-------- Data shown --------
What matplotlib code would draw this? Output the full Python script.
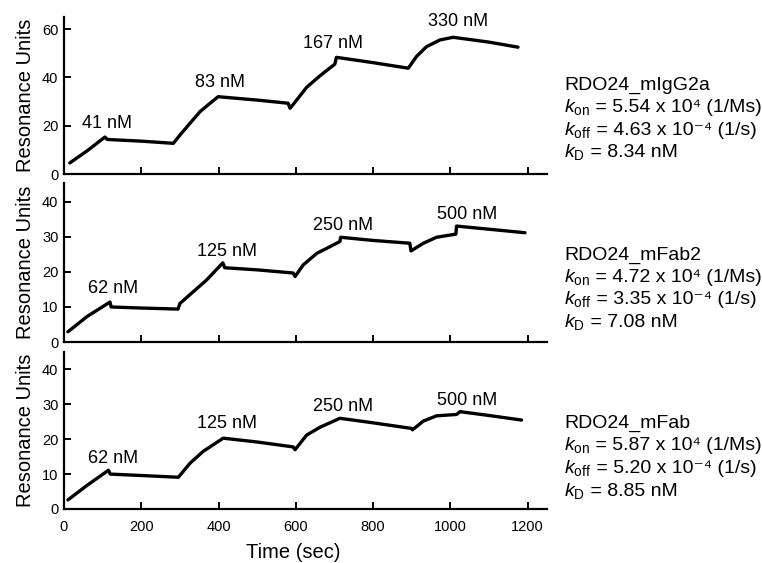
import matplotlib
matplotlib.use("Agg")
import matplotlib.pyplot as plt

plt.rcParams['font.family'] = ['Liberation Sans', 'DejaVu Sans']
plt.rcParams['mathtext.fontset'] = 'custom'
plt.rcParams['mathtext.rm'] = 'Liberation Sans'
plt.rcParams['mathtext.it'] = 'Liberation Sans:italic'
plt.rcParams['mathtext.bf'] = 'Liberation Sans:bold'

# ---- data ----
t_igg = [15, 60, 106, 112, 200, 283, 300, 326, 352, 378, 399, 500, 580, 585,
         602, 628, 662, 701, 705, 800, 891, 912, 938, 973, 1007, 1100, 1175]
ru_igg = [4.6, 9.6, 15.3, 14.3, 13.6, 12.7, 16.1, 21.0, 25.8, 29.3, 32.0, 30.6, 29.3, 27.2,
          30.6, 35.9, 40.6, 45.5, 48.3, 46.1, 43.8, 48.6, 52.7, 55.5, 56.6, 54.6, 52.5]

t_fab2 = [10, 60, 119, 122, 200, 295, 300, 335, 369, 411, 416, 500, 593, 598,
          619, 654, 688, 714, 716, 800, 895, 898, 930, 964, 1014, 1016, 1100, 1193]
ru_fab2 = [2.9, 7.3, 11.4, 10.0, 9.7, 9.4, 11.0, 14.4, 17.7, 22.6, 21.2, 20.6, 19.7, 18.7,
           22.0, 25.3, 27.2, 28.7, 29.9, 29.0, 28.2, 26.0, 28.2, 29.9, 30.8, 33.1, 32.2, 31.2]

t_fab = [10, 60, 115, 120, 200, 296, 326, 360, 412, 500, 593, 598,
         628, 662, 714, 800, 899, 902, 930, 964, 1016, 1025, 1100, 1184]
ru_fab = [2.6, 6.8, 11.1, 10.0, 9.6, 9.1, 13.1, 16.5, 20.3, 19.2, 17.8, 17.0,
          21.2, 23.4, 26.0, 24.7, 23.1, 22.7, 25.2, 26.7, 27.1, 27.9, 26.8, 25.5]

conc_igg = ["41 nM", "83 nM", "167 nM", "330 nM"]
conc_fab = ["62 nM", "125 nM", "250 nM", "500 nM"]
lab_x_igg = [112, 404, 697, 1019]
lab_y_igg = [21.1, 37.7, 54.2, 63.0]
lab_x_fab2 = [128, 421, 723, 1042]
lab_y_fab2 = [15.3, 25.8, 33.4, 36.3]
lab_x_fab = [128, 421, 723, 1042]
lab_y_fab = [14.6, 24.6, 29.3, 31.2]

names = ["RDO24_mIgG2a", "RDO24_mFab2", "RDO24_mFab"]
kon = ["5.54", "4.72", "5.87"]
koff = ["4.63", "3.35", "5.20"]
kd = ["8.34", "7.08", "8.85"]

xticks = [0, 200, 400, 600, 800, 1000, 1200]
yticks_igg = [0, 20, 40, 60]
yticks_fab = [0, 10, 20, 30, 40]

# ---- figure ----
W, H = 762, 563
fig = plt.figure(figsize=(W / 100, H / 100), dpi=100)

def axrect(top_px, zero_px):
    left = 64 / W
    width = 483 / W
    bottom = 1 - zero_px / H
    height = (zero_px - top_px) / H
    return [left, bottom, width, height]

panels = [
    (axrect(17, 174), t_igg, ru_igg, 65, yticks_igg, conc_igg, lab_x_igg, lab_y_igg),
    (axrect(183, 342), t_fab2, ru_fab2, 45.4, yticks_fab, conc_fab, lab_x_fab2, lab_y_fab2),
    (axrect(352, 509), t_fab, ru_fab, 45, yticks_fab, conc_fab, lab_x_fab, lab_y_fab),
]

# text baselines (pixels from top)
baselines = [[90, 112, 135, 157], [260, 282, 304, 327], [428, 450, 473, 496]]
FS = 14
TX = 564 / W


def kline(ybase_px, sym, rest):
    y = 1 - ybase_px / H
    kt = fig.text(TX, y, sym, fontsize=FS, va='baseline', ha='left')
    fig.text(0, 0, "")  # placeholder keeps ordering simple
    ann = plt.annotate(rest, xy=(1, y), xycoords=(kt, 'figure fraction'),
                       fontsize=FS, va='baseline', ha='left', annotation_clip=False)
    return kt, ann


for i, (rect, t, ru, ymax, yt, conc, lx, ly) in enumerate(panels):
    ax = fig.add_axes(rect)
    ax.plot(t, ru, color='black', lw=2.4, solid_joinstyle='round', solid_capstyle='round')
    ax.set_xlim(0, 1250)
    ax.set_ylim(0, ymax)
    ax.set_xticks(xticks)
    ax.set_yticks(yt)
    for s in ['top', 'right']:
        ax.spines[s].set_visible(False)
    for s in ['left', 'bottom']:
        ax.spines[s].set_linewidth(1.6)
    ax.tick_params(direction='in', length=5, width=1.4, labelsize=10.5, pad=4)
    ax.tick_params(axis='x', pad=8)
    if i < 2:
        ax.tick_params(axis='x', labelbottom=False)
    ax.set_ylabel("Resonance Units", fontsize=14.5, labelpad=5)
    for c, x, y in zip(conc, lx, ly):
        ax.text(x, y, c, ha='center', va='center', fontsize=13)

    b = baselines[i]
    fig.text(TX, 1 - b[0] / H, names[i], fontsize=FS, va='baseline', ha='left')
    for yb, sym, rest in [
        (b[1], r"$k_{\rm on}$", f" = {kon[i]} x 10\u2074 (1/Ms)"),
        (b[2], r"$k_{\rm off}$", f" = {koff[i]} x 10\u207b\u2074 (1/s)"),
        (b[3], r"$k_{\rm D}$", f" = {kd[i]} nM"),
    ]:
        yf = 1 - yb / H
        kt = fig.text(TX, yf, sym, fontsize=FS, va='baseline', ha='left')
        fig.add_artist(matplotlib.text.Annotation(
            rest, xy=(1, yf), xycoords=(kt, 'figure fraction'),
            fontsize=FS, va='baseline', ha='left', annotation_clip=False))

fig.text(293 / W, 1 - 552 / H, "Time (sec)", fontsize=14.5, ha='center', va='center')

fig.savefig("out.png", dpi=100)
--------
**Task directions:** Scan the data above and copy every line with "matplotlib" in it.

**Complete output:**
What matplotlib code would draw this? Output the full Python script.
import matplotlib
matplotlib.use("Agg")
import matplotlib.pyplot as plt
        fig.add_artist(matplotlib.text.Annotation(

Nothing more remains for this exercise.